Insight is a new way of seeing a problem, a new awareness or understanding. It becomes possible when a problem is first recognized, then addressed and considered in different ways. Insight can lead to discovery and innovation and that is usually a good thing.
Writing teams are made up of people from various parts of an organization who all have different specialities. Members can offer multiple views of a problem. In theory, sharing these views sets the conditions for insight to occur. People working in teams or groups could gain insight from collaboration on one project, and what they learn could benefit another aspect of the organization’s business with process and product innovation.
Yet, in large teams, it is unlikely that collaboration will take place at all. This was the finding of research into team behaviour at 15 multinational organizations by Lynda Gratton and Tamara J. Erickson. It is described in “Eight Ways to Build Collaborative Teams,” in the Harvard Business Review of November 2007. In the absence of any other influences, members of large, complex teams are less likely
to share knowledge freely, to learn from one another, to shift workloads flexibly to break up unexpected bottlenecks, to help one another complete jobs and meet deadlines, and to share resources—in other words, to collaborate. They are less likely to say that they “sink or swim” together, want one another to succeed, or view their goals as compatible.
Let me know if collaboration at your large organization runs more smoothly. No organization I know of reaps the benefits of collaboration among staff without supporting it in meaningful ways.
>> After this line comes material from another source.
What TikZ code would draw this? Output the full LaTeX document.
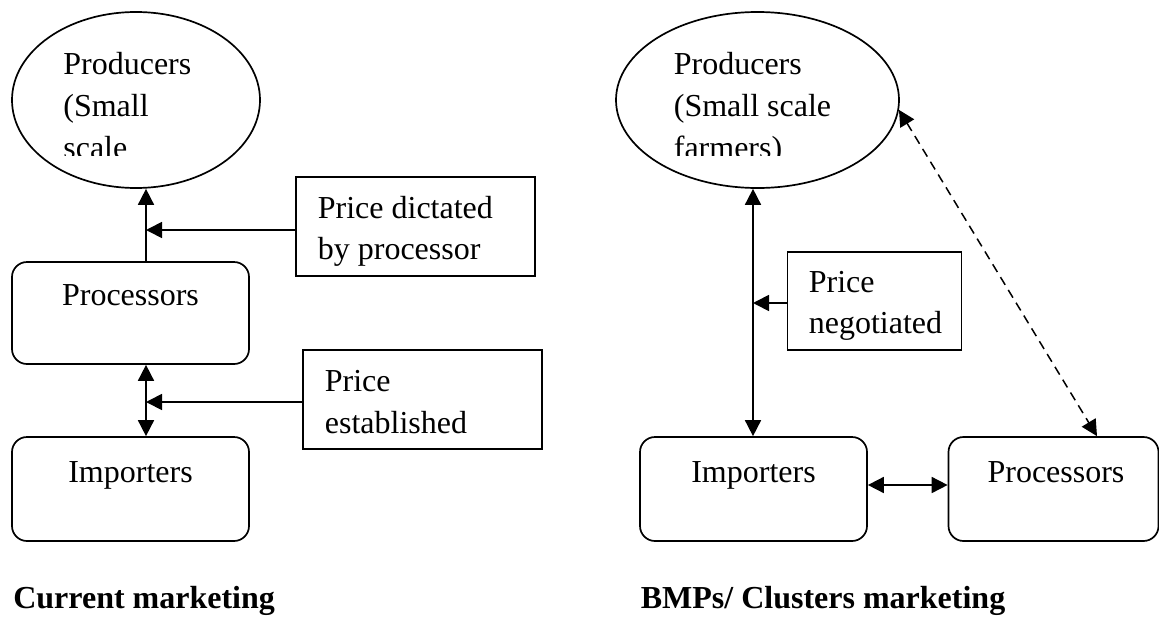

Gratton and Erickson describe eight ways to support collaboration, such as training, cultural shifts, leadership role models, building trust, and mentoring.
Their research shows that while there is an expectation in organizations that staff will work and write together, they are not actually doing much collaborating. Furthermore, if organizations are not supporting collaboration, they may not be prepared to manage and harness the energy it generates. It can be frustrating to gain insight and not be able to share it effectively. We may be involved in a team at any of five levels on the collaborative continuum:
- Networking is an exchange of information.
- Coordination is an informal sharing of information and activities for a common goal.
- Cooperation is a deeper integration of efforts and activities for a shared purpose.
- True collaboration is the fullest sharing of all project elements—aims, activities, risks, and rewards.
- Convergence is a mature collaboration, where the processes become routine and all elements are seamlessly integrated.
You can monitor what kind of teamwork is required of you based on the degree of sharing and activity integration you must provide. How fully do you need to share in the goal of the project? It has often been a surprise to me to find out that no one on a writing project has the same goals and target audience in mind as I do. I do some work to gain perspective on what others on the team understand is required of us: I ask others about the project’s aims; I may describe the aims the way I see things and listen to how others see things.
By asking about the expectations, we can learn a lot about what level is required and meet it accordingly. And if it is my role to manage the project, I check what kind of support there is for its aims. The support of the organization for a project and the collaborative effort to complete it creates the forum for sharing the insight gained during the process.
If the collaboration is not supported at other levels of the organization, the insight gained will not enrich the organization, its people, and its customers beyond the project itself. No one else learns, and that is not a winning proposition. An organization that supports collaboration ensures continuous learning for staff and its own survival.